By Jason KUROSU
Last year, the CV Youth Town Council, in cooperation with the Fire House, held its first college fair. On Tuesday night, with three weeks left until students must choose a college, the Fire House hosted a similar event focusing on the financial aspects and issues of going to college. Held in the courtyard of St. Luke’s of the Mountains Church, children as young as eighth grade and their parents heard advice on choosing the right college and how to attend without spending a fortune.
Justin Hager, Communications director for Assemblyman Mike Gatto, discussed the importance of financial literacy, as well as selecting a school that fits the student.
“It’s better for you to get As and Bs at a lower ranked school than to fail and be miserable at a prestigious, well known school,” advised Hager.
The prospective college-bound were encouraged to choose schools that fit them on a variety of levels, from preferred field of study to campus life to geography.
Other organizations were on hand to answer questions about college life and provide tips on surviving the four (or five) year journey with wallet intact.
Pasadena City College Financial Aid Interviewer Liz Garcia was available at the PCC booth to answer questions about applying for a FAFSA and scholarships.
Montrose Travel let parents know they could help with those arduous trips to schools far away on the East
Coast or wherever their student may be.
Bed, Bath & Beyond had catalogs for typical dorm room furnishings as well as information on their Shop Here, Pick Up There service, which allows customers to shop for items at the Bed, Bath & Beyond store nearest home and then have those items available for pickup at the Bed, Bath & Beyond nearest their college campus.
Sharon Weisman of the Glendale Education Social Justice Advocates (GESJA) encouraged students to explore the Working Colleges Consortium, a set of seven schools focused on skills-based education.

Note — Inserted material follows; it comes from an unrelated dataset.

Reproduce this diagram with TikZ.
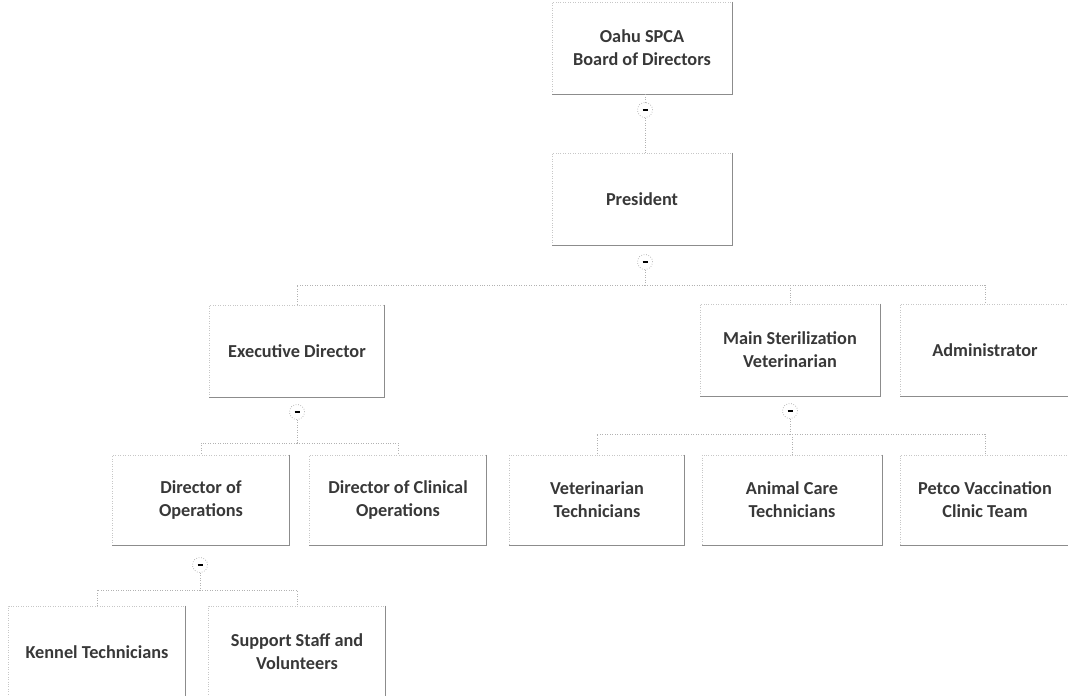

Hager’s presentation included steps students and parents may take to make the college experience more affordable.
“Be aware of loans, not afraid of them,” said Hager. “Loans are not your enemy – excessive loans are.”
Hager also recommended that students not work too much to pay off loans and especially not to pay entirely for their own tuition.
“There’s nothing wrong with having a job while going to school, but try to keep it to around 20 hours a week max,” he advised.
Hager encouraged students to explore work studies, scholarships, living off campus and private schools where students can receive financial aid through endowment programs.
Lastly, Hager, who formerly worked in college admissions at UC Hastings College of the Law, told the students, “Please, dear God, proofread your admissions essays.”